Por: Mariano Reyes Ceballos.
En tanto un rebaño de ovejas (Wilber Aguilera) pasta cabeceando en un verde campo perdidamente raso sin saber si mirar a un podium impreciso o al lejano expendio de los alimentos; el cuerpo de Ben Laden (Manolo Castro, Julio Alberto Mompié y Julio Lorente), aún después de muerto, no cesa de respirar entre inciensos y un atormentador ulular de sirenas. Una señalada pared (Odalys Orozco) — ¿o acaso muro? — nos recalca que, más allá de todos los estudios, la obra de arte labra un laberinto entre lo que se dice y lo que se quiere decir, en tanto un confesionario (Mayté Rondón) carente de la menor privacidad se entroniza bajo la el paso central de la capilla de bóvedas catalanas, cúpulas y no pocas cópulas, esa sacrosanta construcción que asiste por estos días a la mayores acciones de la más irredenta paganizad.
¿Quién no ha escuchado las historias de terremotos y huracanes que, tras devastar ciudades enteras, antes de concluir su labor demoledora, se apiadan de alguna torre de una iglesia o de uno que otro rancho miserable que queda indemne tras los avatares del meteoro? Del mismo modo, del aeroplano (Iván Torres) que se deja ver, siniestrado en las áreas verdes de Artes plásticas, sólo sobrevivió la propela de cuatro aspas que yace recostada a lo que fuera cavidad para un motor devorado por las llamas.

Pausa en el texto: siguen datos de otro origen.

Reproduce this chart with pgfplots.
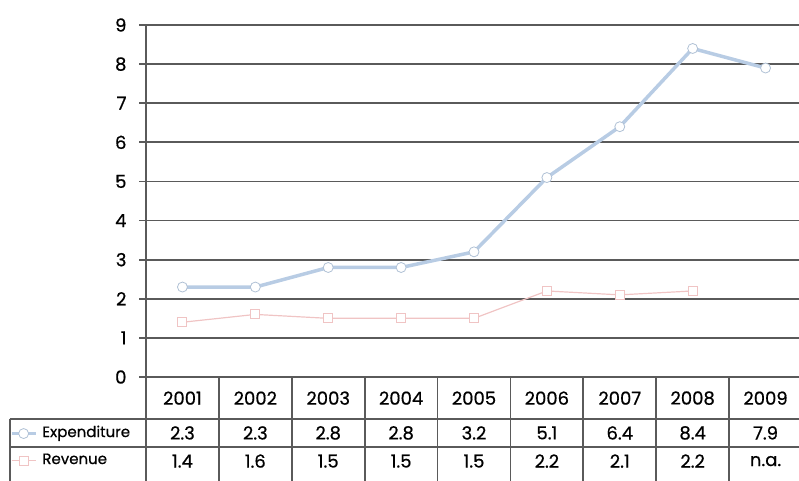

Pero si la mirada indagadora se detiene a detallar ciertas precisiones, podrá suponer que esas aspas nunca formaron parte del que se quiere sugerir su avión. ¿Por qué quisieron ocultar los aviadores las esencias de su aterrizaje? ¿Es que las huellas del forzoso trazadas en la tierra fueron marcadas a destiempo? ¿Quiénes y de qué modo se trasladaban sus pasajeros en una cabina de ventanillas selladas con duraluminio? ¡Ah! ¡Qué enigma entre las aguas!